Su Krizinin Gölgesinde Gıda Üretimi

Küresel Su Ekonomisi Komisyonu’nun yayımladığı yeni rapora göre, dünya nüfusunun yarısı şimdiden su kıtlığıyla mücadele ediyor. İklim değişikliği nedeniyle bu durumun daha da kötüleşeceği öngörülüyor. Araştırmalar, mevcut tatlı su talebinin on yıl içinde arzı %40 oranında aşacağını, su kaynaklarının ise “benzeri görülmemiş bir baskı” altında olduğunu ortaya koyuyor.
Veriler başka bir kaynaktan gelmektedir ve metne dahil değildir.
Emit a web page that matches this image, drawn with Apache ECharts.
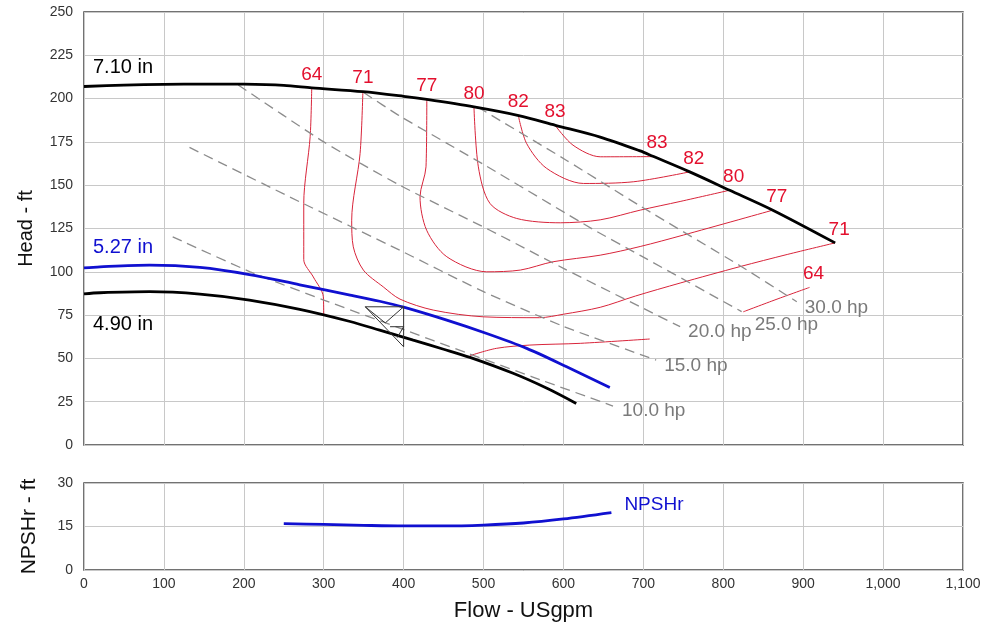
<!DOCTYPE html>
<html><head><meta charset="utf-8">
<script src="https://cdn.jsdelivr.net/npm/echarts@6/dist/echarts.min.js"></script>
<style>html,body{margin:0;padding:0;background:#fff}#c{width:989px;height:627px}</style>
</head><body><div id="c"></div>
<script>
// ---- data (flow USgpm, head ft) ----
const xTicks = [0,100,200,300,400,500,600,700,800,900,1000,1100];
const head710 = [[0,207],[50,207.8],[100,208.2],[150,208.4],[200,208.3],[250,207.6],[285,206.2],[349,204],[400,201.3],[429,199.5],[488,195.2],[544,190.2],[590,184.6],[646,177.8],[696,169.8],[712,166.7],[758,157.7],[808,147.1],[862,135.6],[940,116.7]];
const head527 = [[0,102.3],[20,102.9],[82,103.8],[145,102.5],[207,98.4],[270,92.5],[333,86.6],[370,83],[400,79.6],[454,72.1],[504,64.4],[554,55.8],[604,45.2],[658,33.2]];
const head490 = [[0,87.3],[20,87.9],[82,88.5],[145,87.1],[207,83.7],[270,78.3],[333,71.3],[370,66.3],[412,60.5],[450,55.3],[483,50.6],[537,41.4],[580,32.6],[616,24]];
const npshr = [[250,16],[300,15.7],[350,15.4],[400,15.2],[450,15.2],[500,15.5],[550,16.2],[600,17.6],[660,19.8]];

const hp10 = [[111,120.2],[208,100],[300,83.7],[395,67.5],[480,53],[560,39.5],[662,22.5]];
const hp15 = [[132,171.8],[270,140.4],[395,112.5],[496,89.4],[600,68.5],[716,49]];
const hp20 = [[193,207.9],[300,175],[395,150],[508,124],[600,102],[696,79.8],[746,68.3]];
const hp25 = [[350,203.5],[395,190],[500,162],[637,124.5],[696,109.5],[823,77]];
const hp30 = [[493,195],[604,164.3],[696,138],[821,103.5],[892,82.7]];
const hpNames = ['10.0 hp','15.0 hp','20.0 hp','25.0 hp','30.0 hp'];

const eff64a = [[285,206.2],[283,178],[275,139.5],[275,107],[287,97],[299.5,85.6],[300,75]];
const eff64b = [[483,51.6],[516,55.8],[558,57.7],[621,58.7],[708,61.2]];
const eff64c = [[825,76.9],[866,84],[908,91]];
const eff71 = [[349,204],[345.5,168.3],[335,129.8],[337,114.4],[349.6,101],[374.5,91.3],[395.5,84.2],[437,77.9],[500,74],[570,73.5],[600,75.5],[646,79.5],[690,86],[746,93.5],[821,103],[880,110],[940,116.7]];
const eff77 = [[429,199.5],[428,160.6],[420.5,143.3],[428.8,124],[454,108.7],[504,100],[546,101],[587,105.8],[646,109.6],[696,114.6],[750,121.2],[862,135.6]];
const eff80 = [[488,195.2],[493.5,160.6],[508,139.5],[541.5,130.8],[596,128.3],[646,130],[696,135.6],[746,140.6],[808,147.1]];
const eff82 = [[543.5,190.2],[554,174],[579,159.7],[625,151],[688,152],[758,157.7]];
const eff83 = [[589.5,184.6],[612,173.1],[646,166.4],[712,166.5]];
const effNames = ['64','71','77','80','82','83'];

const dutyBar = [[400,79.8],[400,56.7]];
const dutyTri1 = [[352,79.8],[400,79.8],[377,70.5],[352,79.8]];
const dutyTri2 = [[352,79.8],[400,56.7]];
const dutyTri3 = [[383,68.3],[400,68.3],[392,62]];

// ---- styling / build ----
const FONT = '"Liberation Sans", Arial, sans-serif';
const RED = '#e3102e', RED_LINE = '#d8243a', GRAY_DASH = '#8c8c8c', BLUE = '#1010d0';

function line(data, color, width, extra) {
  return Object.assign({type:'line', data, xAxisIndex:0, yAxisIndex:0, showSymbol:false, symbol:'none',
    smooth:0.3, lineStyle:{color, width}, silent:true, z:3}, extra||{});
}
const series = [];
[eff64a,eff64b,eff64c,eff71,eff77,eff80,eff82,eff83].forEach(d => series.push(line(d, RED_LINE, 1, {z:2})));
[hp10,hp15,hp20,hp25,hp30].forEach(d => series.push(line(d, GRAY_DASH, 1.3, {z:2, smooth:0.2, lineStyle:{color:GRAY_DASH,width:1.3,type:[10,6]}})));
series.push(line(head710, '#000', 2.8, {z:4}));
series.push(line(head527, BLUE, 2.8, {z:4}));
series.push(line(head490, '#000', 2.8, {z:4}));
[dutyBar,dutyTri1,dutyTri2,dutyTri3].forEach(d => series.push(line(d, '#333', 1, {smooth:false, z:5})));
series.push({type:'line', xAxisIndex:1, yAxisIndex:1, data:npshr, showSymbol:false, symbol:'none', smooth:0.3,
  lineStyle:{color:BLUE, width:2.8}, silent:true});

// labels
const effTops = [eff64a,eff71,eff77,eff80,eff82,eff83];
const effEnds = [eff64c,eff71,eff77,eff80,eff82,eff83];
const lblData = [];
effTops.forEach((d,i)=> lblData.push({value:d[0], label:{formatter:effNames[i], position:'top', distance:4, color:RED, fontSize:19}}));
effEnds.forEach((d,i)=> lblData.push({value:d[d.length-1], label:{formatter:effNames[i], position:'top', distance:4, offset:[4,0], color:RED, fontSize:19}}));
const hpOff = [[1,5],[0,6],[0,5],[5,13],[0,6]];
[hp10,hp15,hp20,hp25,hp30].forEach((d,i)=> lblData.push({value:d[d.length-1], label:{formatter:hpNames[i], position:'right', distance:8, offset:hpOff[i], color:'#7a7a7a', fontSize:19}}));
lblData.push({value:head710[0], label:{formatter:'7.10 in', position:[9,-29], color:'#000', fontSize:20}});
lblData.push({value:head527[0], label:{formatter:'5.27 in', position:[9,-30], color:BLUE, fontSize:20}});
lblData.push({value:head490[0], label:{formatter:'4.90 in', position:[9,21], color:'#000', fontSize:20}});
series.push({type:'scatter', xAxisIndex:0, yAxisIndex:0, symbolSize:0, data:lblData, silent:true, z:10,
  itemStyle:{opacity:1}, label:{show:true, fontFamily:FONT, opacity:1}});
series.push({type:'scatter', xAxisIndex:1, yAxisIndex:1, symbolSize:0, silent:true, z:10, itemStyle:{opacity:1},
  data:[{value:npshr[npshr.length-1], label:{formatter:'NPSHr', position:'right', distance:13, offset:[0,-8], color:BLUE, fontSize:19}}],
  label:{show:true, fontFamily:FONT, opacity:1}});

const commonX = {type:'value', min:0, max:1100, interval:100,
  axisLine:{show:false}, axisTick:{show:false},
  splitLine:{show:true, lineStyle:{color:'#c8c8c8', width:1}}};
const fmt = v => v >= 1000 ? String(v).replace(/(\d)(?=(\d{3})+$)/g,'$1,') : String(v);

const option = {
  animation:false,
  textStyle:{fontFamily:FONT},
  grid:[
    {left:84, top:12, width:879, height:433, show:true, borderColor:'#444', borderWidth:1.5, backgroundColor:'transparent'},
    {left:84, top:483, width:879, height:87, show:true, borderColor:'#444', borderWidth:1.5, backgroundColor:'transparent'}
  ],
  xAxis:[
    Object.assign({gridIndex:0, axisLabel:{show:false}}, commonX),
    Object.assign({gridIndex:1, axisLabel:{show:true, color:'#333', fontSize:14, margin:7, formatter:fmt, fontFamily:FONT},
      name:'Flow - USgpm', nameLocation:'middle', nameGap:30, nameTextStyle:{color:'#111', fontSize:22, fontFamily:FONT}}, commonX)
  ],
  yAxis:[
    {gridIndex:0, type:'value', min:0, max:250, interval:25, axisLine:{show:false}, axisTick:{show:false},
     axisLabel:{color:'#333', fontSize:14, margin:11, fontFamily:FONT},
     splitLine:{show:true, lineStyle:{color:'#c8c8c8', width:1}},
     name:'Head - ft', nameLocation:'middle', nameGap:48, nameTextStyle:{color:'#111', fontSize:20, fontFamily:FONT}},
    {gridIndex:1, type:'value', min:0, max:30, interval:15, axisLine:{show:false}, axisTick:{show:false},
     axisLabel:{color:'#333', fontSize:14, margin:11, fontFamily:FONT},
     splitLine:{show:true, lineStyle:{color:'#c8c8c8', width:1}},
     name:'NPSHr - ft', nameLocation:'middle', nameGap:44, nameTextStyle:{color:'#111', fontSize:21, fontFamily:FONT}}
  ],
  series
};
const chart = echarts.init(document.getElementById('c'), null, {renderer:'canvas'});
chart.setOption(option);
</script></body></html>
Uluslararası İş Birliğinin Önemi

Komisyon raporunda, suyun doğru yönetimi için ülkelerin hızlı bir şekilde ortak çözümler üretmesi gerektiğine vurgu yapılıyor. Su kaynaklarının, gıda üretiminden günlük yaşam ihtiyaçlarına kadar geniş bir yelpazede kritik rol oynadığı belirtiliyor. Su, birçok bölgede yerel olarak yeterince sağlanamadığı için, insanlar gıda, tekstil ve diğer temel ihtiyaçlar için ticarete bağımlı hale geliyor.

Ortak Küresel Eylem Çağrısı

Potsdam İklim Etkisi Araştırma Enstitüsü’nün direktörü Prof. Johan Rockström, tatlı suyun küresel ekonomi için ortak bir kaynak olarak ele alınmasının gerektiğini vurgularken, Singapur Cumhurbaşkanı ve komisyonun eş başkanı Tharman Shanmugaratnam, ülkelerin su krizine karşı iş birliği yapmasının kaçınılmaz olduğunu belirtti. Shanmugaratnam, zamanında alınacak önlemlerin, gelecek nesiller için sürdürülebilir bir su yönetimi sağlayacağını ifade etti.